Stated exercise: Return each line of the data below exactly, omitting any pictures.

※ ※ ※

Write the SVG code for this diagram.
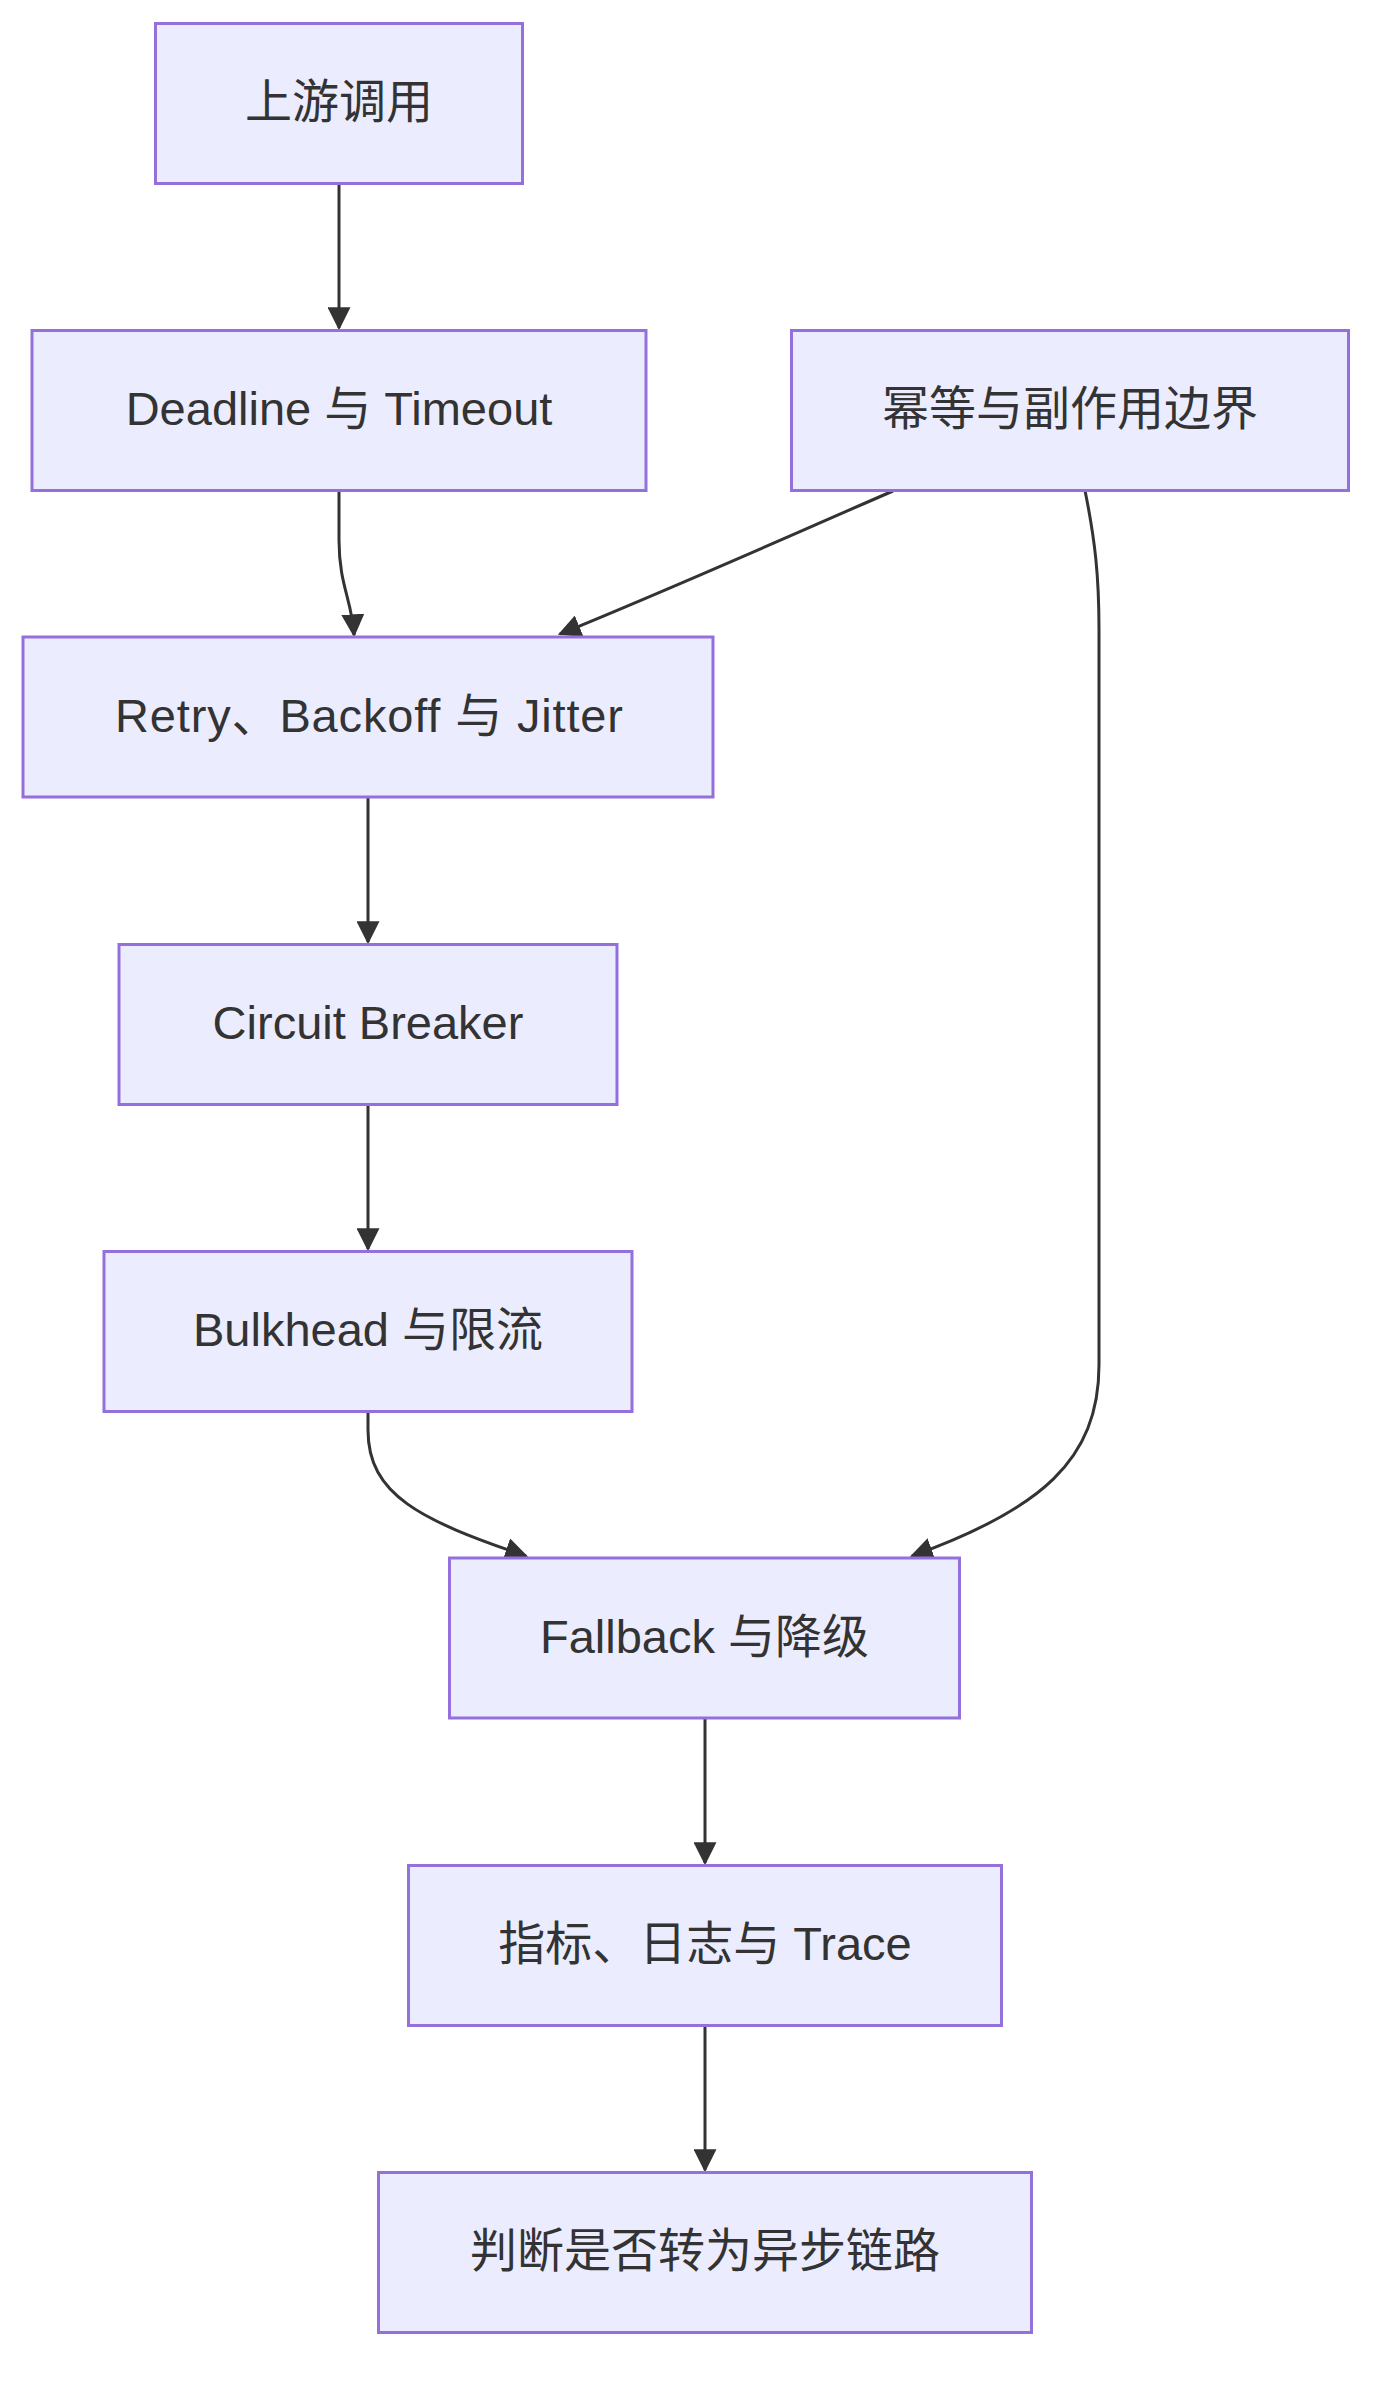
<svg xmlns="http://www.w3.org/2000/svg" width="1395" height="2394" viewBox="0 0 1395 2394">
  <style>
    .node rect { fill: #ECECFF; stroke: #9370DB; stroke-width: 3; }
    .node text { fill: #333333; font-family: "Liberation Sans", "Noto Sans CJK SC", sans-serif; font-size: 47px; text-anchor: middle; }
    .edge { fill: none; stroke: #333333; stroke-width: 3; marker-end: url(#arrow); }
  </style>
  <defs>
    <marker id="arrow" viewBox="0 0 10 10" refX="9" refY="5" markerWidth="23" markerHeight="23" markerUnits="userSpaceOnUse" orient="auto">
      <path d="M0,0 L10,5 L0,10 z" fill="#333333"/>
    </marker>
  </defs>
  <rect width="1395" height="2394" fill="#ffffff"/>
  <g id="connectors">
    <path class="edge" d="M339,183.5 L339,328"/>
    <path class="edge" d="M339,490.5 L339,540 C339,585 352,600 354,635"/>
    <path class="edge" d="M893,491 C780,540 680,585 560,634"/>
    <path class="edge" d="M368,797 L368,942"/>
    <path class="edge" d="M368,1104.5 L368,1249"/>
    <path class="edge" d="M368,1411.5 L368,1430 C368,1495 420,1520 526,1556"/>
    <path class="edge" d="M1085,490.5 C1095,540 1099,575 1099,630 L1099,1365 C1099,1460 1040,1510 912,1556"/>
    <path class="edge" d="M705,1718 L705,1863"/>
    <path class="edge" d="M705,2025.5 L705,2170"/>
  </g>
  <g id="n1" class="node">
    <rect x="155.5" y="23.5" width="367" height="160"/>
    <text x="339" y="118">上游调用</text>
  </g>
  <g id="n2" class="node">
    <rect x="32" y="330.5" width="614" height="160"/>
    <text x="339" y="425">Deadline 与 Timeout</text>
  </g>
  <g id="n3" class="node">
    <rect x="791.5" y="330.5" width="557" height="160"/>
    <text x="1070" y="425">幂等与副作用边界</text>
  </g>
  <g id="n4" class="node">
    <rect x="23" y="637" width="690" height="160"/>
    <text x="369" y="731.5" textLength="508" lengthAdjust="spacing">Retry、Backoff 与 Jitter</text>
  </g>
  <g id="n5" class="node">
    <rect x="119" y="944.5" width="498" height="160"/>
    <text x="368" y="1039">Circuit Breaker</text>
  </g>
  <g id="n6" class="node">
    <rect x="104" y="1251.5" width="528" height="160"/>
    <text x="368" y="1346">Bulkhead 与限流</text>
  </g>
  <g id="n7" class="node">
    <rect x="449.5" y="1558" width="510" height="160"/>
    <text x="704.5" y="1652.5">Fallback 与降级</text>
  </g>
  <g id="n8" class="node">
    <rect x="408.5" y="1865.5" width="593" height="160"/>
    <text x="705" y="1960">指标、日志与 Trace</text>
  </g>
  <g id="n9" class="node">
    <rect x="378.5" y="2172.5" width="653" height="160"/>
    <text x="705" y="2267">判断是否转为异步链路</text>
  </g>
</svg>
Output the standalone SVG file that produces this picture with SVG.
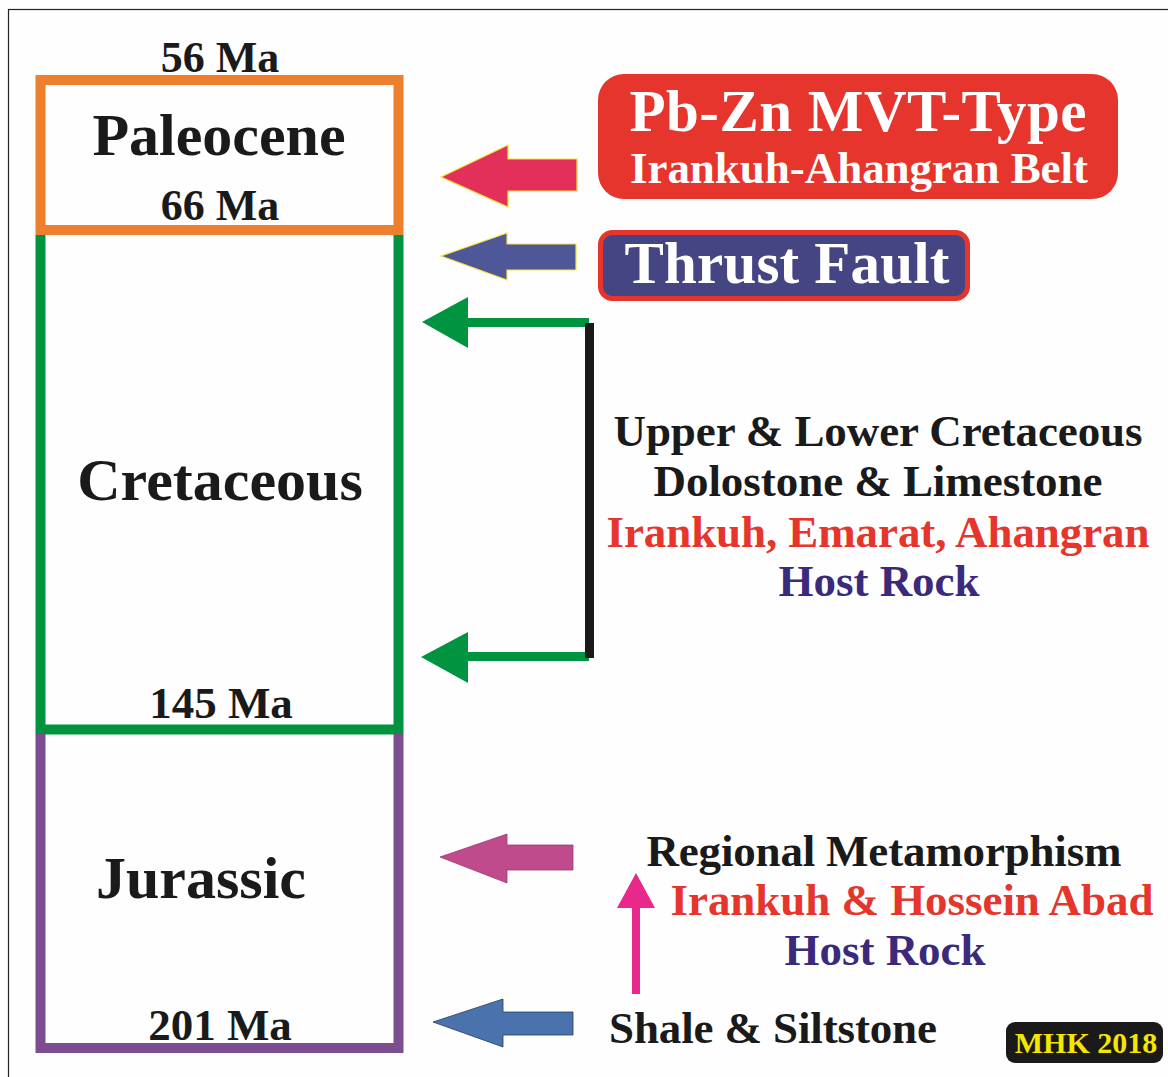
<svg xmlns="http://www.w3.org/2000/svg" width="1168" height="1077" viewBox="0 0 1168 1077">
<style>
text{font-family:"Liberation Serif","Times New Roman",serif;font-weight:bold;}
.blk{fill:#1a1a1a;}
.red{fill:#e5352c;}
.pur{fill:#3b2a7c;}
.mid{text-anchor:middle;}
</style>
<rect x="0" y="0" width="1168" height="1077" fill="#fefefe"/>
<rect x="8.5" y="9.5" width="1170" height="1080" fill="none" stroke="#222" stroke-width="1.2"/>
<g id="periods">
<g id="paleocene">
<path d="M40.5 235 V80 H398.5 V235" fill="none" stroke="#ee7f2f" stroke-width="10"/>
<path d="M36 230 H403" stroke="#ee7f2f" stroke-width="10"/>
<text class="blk mid" x="220" y="72" font-size="44">56 Ma</text>
<text class="blk mid" x="219" y="155" font-size="60">Paleocene</text>
<text class="blk mid" x="220" y="220" font-size="44">66 Ma</text>
</g>
<g id="cretaceous">
<path d="M40.5 235 V729.5 H398.5 V235" fill="none" stroke="#009440" stroke-width="10"/>
<text class="blk mid" x="220" y="500" font-size="60">Cretaceous</text>
<text class="blk mid" x="221" y="718" font-size="45">145 Ma</text>
</g>
<g id="jurassic">
<path d="M40.5 734 V1048 H398.5 V734" fill="none" stroke="#7d4e8f" stroke-width="10"/>
<text class="blk mid" x="201" y="898" font-size="60">Jurassic</text>
<text class="blk mid" x="220" y="1040" font-size="45">201 Ma</text>
</g>
</g>
<g id="connectors">
<polygon points="441,177 508,145 508,159 577,159 577,191 508,191 508,207" fill="#e3305a" stroke="#f5e23a" stroke-width="1.2"/>
<polygon points="441,256 507,233 507,244 576,244 576,270 507,270 507,280" fill="#4e5898" stroke="#f5e23a" stroke-width="1.2"/>
<polygon points="422,322 468,297 468,318 589,318 589,327 468,327 468,348" fill="#009440"/>
<polygon points="421,657 468,632 468,652 589,652 589,661 468,661 468,683" fill="#009440"/>
<rect x="585" y="323" width="9" height="335" fill="#1a1a1a"/>
<polygon points="440,857 507,834 507,845 573,845 573,870 507,870 507,883" fill="#bf4a8c" stroke="#9a3a72" stroke-width="0.8"/>
<polygon points="636,873 655,908 640,908 640,994 632,994 632,908 617,908" fill="#e8288a"/>
<polygon points="433,1022 503,999 503,1012 573,1012 573,1035 503,1035 503,1047" fill="#4a72ac" stroke="#2a3a60" stroke-width="0.8"/>
</g>
<g id="mvt">
<rect x="598" y="74" width="520" height="125" rx="26" fill="#e5352c"/>
<text class="mid" x="858" y="131" font-size="59" fill="#ffffff" textLength="457">Pb-Zn MVT-Type</text>
<text class="mid" x="859" y="183" font-size="45" fill="#ffffff" textLength="458">Irankuh-Ahangran Belt</text>
</g>
<g id="thrust">
<rect x="600.5" y="232.5" width="367" height="66" rx="12" fill="#454584" stroke="#e5352c" stroke-width="5"/>
<text class="mid" x="787" y="283" font-size="59" fill="#ffffff" textLength="325">Thrust Fault</text>
</g>
<g id="hostrock-cretaceous">
<text class="blk mid" x="878" y="446" font-size="45" textLength="529">Upper &amp; Lower Cretaceous</text>
<text class="blk mid" x="878" y="496" font-size="45" textLength="449">Dolostone &amp; Limestone</text>
<text class="red mid" x="878" y="547" font-size="45" textLength="543">Irankuh, Emarat, Ahangran</text>
<text class="pur mid" x="879" y="596" font-size="45">Host Rock</text>
</g>
<g id="metamorphism">
<text class="blk mid" x="884" y="866" font-size="45" textLength="475">Regional Metamorphism</text>
<text class="red mid" x="912" y="915" font-size="45" textLength="483">Irankuh &amp; Hossein Abad</text>
<text class="pur mid" x="885" y="965" font-size="45">Host Rock</text>
</g>
<g id="shale">
<text class="blk" x="609" y="1043" font-size="45" textLength="328">Shale &amp; Siltstone</text>
</g>
<g id="credit">
<rect x="1006" y="1022" width="157" height="41" rx="9" fill="#1a1a1a"/>
<text class="mid" x="1086" y="1053" font-size="30" fill="#f5e600">MHK 2018</text>
</g>
</svg>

※ ※ ※

The solution:
Write the SVG code for this diagram.
<svg xmlns="http://www.w3.org/2000/svg" width="1395" height="2394" viewBox="0 0 1395 2394">
  <style>
    .node rect { fill: #ECECFF; stroke: #9370DB; stroke-width: 3; }
    .node text { fill: #333333; font-family: "Liberation Sans", "Noto Sans CJK SC", sans-serif; font-size: 47px; text-anchor: middle; }
    .edge { fill: none; stroke: #333333; stroke-width: 3; marker-end: url(#arrow); }
  </style>
  <defs>
    <marker id="arrow" viewBox="0 0 10 10" refX="9" refY="5" markerWidth="23" markerHeight="23" markerUnits="userSpaceOnUse" orient="auto">
      <path d="M0,0 L10,5 L0,10 z" fill="#333333"/>
    </marker>
  </defs>
  <rect width="1395" height="2394" fill="#ffffff"/>
  <g id="connectors">
    <path class="edge" d="M339,183.5 L339,328"/>
    <path class="edge" d="M339,490.5 L339,540 C339,585 352,600 354,635"/>
    <path class="edge" d="M893,491 C780,540 680,585 560,634"/>
    <path class="edge" d="M368,797 L368,942"/>
    <path class="edge" d="M368,1104.5 L368,1249"/>
    <path class="edge" d="M368,1411.5 L368,1430 C368,1495 420,1520 526,1556"/>
    <path class="edge" d="M1085,490.5 C1095,540 1099,575 1099,630 L1099,1365 C1099,1460 1040,1510 912,1556"/>
    <path class="edge" d="M705,1718 L705,1863"/>
    <path class="edge" d="M705,2025.5 L705,2170"/>
  </g>
  <g id="n1" class="node">
    <rect x="155.5" y="23.5" width="367" height="160"/>
    <text x="339" y="118">上游调用</text>
  </g>
  <g id="n2" class="node">
    <rect x="32" y="330.5" width="614" height="160"/>
    <text x="339" y="425">Deadline 与 Timeout</text>
  </g>
  <g id="n3" class="node">
    <rect x="791.5" y="330.5" width="557" height="160"/>
    <text x="1070" y="425">幂等与副作用边界</text>
  </g>
  <g id="n4" class="node">
    <rect x="23" y="637" width="690" height="160"/>
    <text x="369" y="731.5" textLength="508" lengthAdjust="spacing">Retry、Backoff 与 Jitter</text>
  </g>
  <g id="n5" class="node">
    <rect x="119" y="944.5" width="498" height="160"/>
    <text x="368" y="1039">Circuit Breaker</text>
  </g>
  <g id="n6" class="node">
    <rect x="104" y="1251.5" width="528" height="160"/>
    <text x="368" y="1346">Bulkhead 与限流</text>
  </g>
  <g id="n7" class="node">
    <rect x="449.5" y="1558" width="510" height="160"/>
    <text x="704.5" y="1652.5">Fallback 与降级</text>
  </g>
  <g id="n8" class="node">
    <rect x="408.5" y="1865.5" width="593" height="160"/>
    <text x="705" y="1960">指标、日志与 Trace</text>
  </g>
  <g id="n9" class="node">
    <rect x="378.5" y="2172.5" width="653" height="160"/>
    <text x="705" y="2267">判断是否转为异步链路</text>
  </g>
</svg>
Output the standalone SVG file that produces this picture with SVG.
<svg xmlns="http://www.w3.org/2000/svg" width="1168" height="1077" viewBox="0 0 1168 1077">
<style>
text{font-family:"Liberation Serif","Times New Roman",serif;font-weight:bold;}
.blk{fill:#1a1a1a;}
.red{fill:#e5352c;}
.pur{fill:#3b2a7c;}
.mid{text-anchor:middle;}
</style>
<rect x="0" y="0" width="1168" height="1077" fill="#fefefe"/>
<rect x="8.5" y="9.5" width="1170" height="1080" fill="none" stroke="#222" stroke-width="1.2"/>
<g id="periods">
<g id="paleocene">
<path d="M40.5 235 V80 H398.5 V235" fill="none" stroke="#ee7f2f" stroke-width="10"/>
<path d="M36 230 H403" stroke="#ee7f2f" stroke-width="10"/>
<text class="blk mid" x="220" y="72" font-size="44">56 Ma</text>
<text class="blk mid" x="219" y="155" font-size="60">Paleocene</text>
<text class="blk mid" x="220" y="220" font-size="44">66 Ma</text>
</g>
<g id="cretaceous">
<path d="M40.5 235 V729.5 H398.5 V235" fill="none" stroke="#009440" stroke-width="10"/>
<text class="blk mid" x="220" y="500" font-size="60">Cretaceous</text>
<text class="blk mid" x="221" y="718" font-size="45">145 Ma</text>
</g>
<g id="jurassic">
<path d="M40.5 734 V1048 H398.5 V734" fill="none" stroke="#7d4e8f" stroke-width="10"/>
<text class="blk mid" x="201" y="898" font-size="60">Jurassic</text>
<text class="blk mid" x="220" y="1040" font-size="45">201 Ma</text>
</g>
</g>
<g id="connectors">
<polygon points="441,177 508,145 508,159 577,159 577,191 508,191 508,207" fill="#e3305a" stroke="#f5e23a" stroke-width="1.2"/>
<polygon points="441,256 507,233 507,244 576,244 576,270 507,270 507,280" fill="#4e5898" stroke="#f5e23a" stroke-width="1.2"/>
<polygon points="422,322 468,297 468,318 589,318 589,327 468,327 468,348" fill="#009440"/>
<polygon points="421,657 468,632 468,652 589,652 589,661 468,661 468,683" fill="#009440"/>
<rect x="585" y="323" width="9" height="335" fill="#1a1a1a"/>
<polygon points="440,857 507,834 507,845 573,845 573,870 507,870 507,883" fill="#bf4a8c" stroke="#9a3a72" stroke-width="0.8"/>
<polygon points="636,873 655,908 640,908 640,994 632,994 632,908 617,908" fill="#e8288a"/>
<polygon points="433,1022 503,999 503,1012 573,1012 573,1035 503,1035 503,1047" fill="#4a72ac" stroke="#2a3a60" stroke-width="0.8"/>
</g>
<g id="mvt">
<rect x="598" y="74" width="520" height="125" rx="26" fill="#e5352c"/>
<text class="mid" x="858" y="131" font-size="59" fill="#ffffff" textLength="457">Pb-Zn MVT-Type</text>
<text class="mid" x="859" y="183" font-size="45" fill="#ffffff" textLength="458">Irankuh-Ahangran Belt</text>
</g>
<g id="thrust">
<rect x="600.5" y="232.5" width="367" height="66" rx="12" fill="#454584" stroke="#e5352c" stroke-width="5"/>
<text class="mid" x="787" y="283" font-size="59" fill="#ffffff" textLength="325">Thrust Fault</text>
</g>
<g id="hostrock-cretaceous">
<text class="blk mid" x="878" y="446" font-size="45" textLength="529">Upper &amp; Lower Cretaceous</text>
<text class="blk mid" x="878" y="496" font-size="45" textLength="449">Dolostone &amp; Limestone</text>
<text class="red mid" x="878" y="547" font-size="45" textLength="543">Irankuh, Emarat, Ahangran</text>
<text class="pur mid" x="879" y="596" font-size="45">Host Rock</text>
</g>
<g id="metamorphism">
<text class="blk mid" x="884" y="866" font-size="45" textLength="475">Regional Metamorphism</text>
<text class="red mid" x="912" y="915" font-size="45" textLength="483">Irankuh &amp; Hossein Abad</text>
<text class="pur mid" x="885" y="965" font-size="45">Host Rock</text>
</g>
<g id="shale">
<text class="blk" x="609" y="1043" font-size="45" textLength="328">Shale &amp; Siltstone</text>
</g>
<g id="credit">
<rect x="1006" y="1022" width="157" height="41" rx="9" fill="#1a1a1a"/>
<text class="mid" x="1086" y="1053" font-size="30" fill="#f5e600">MHK 2018</text>
</g>
</svg>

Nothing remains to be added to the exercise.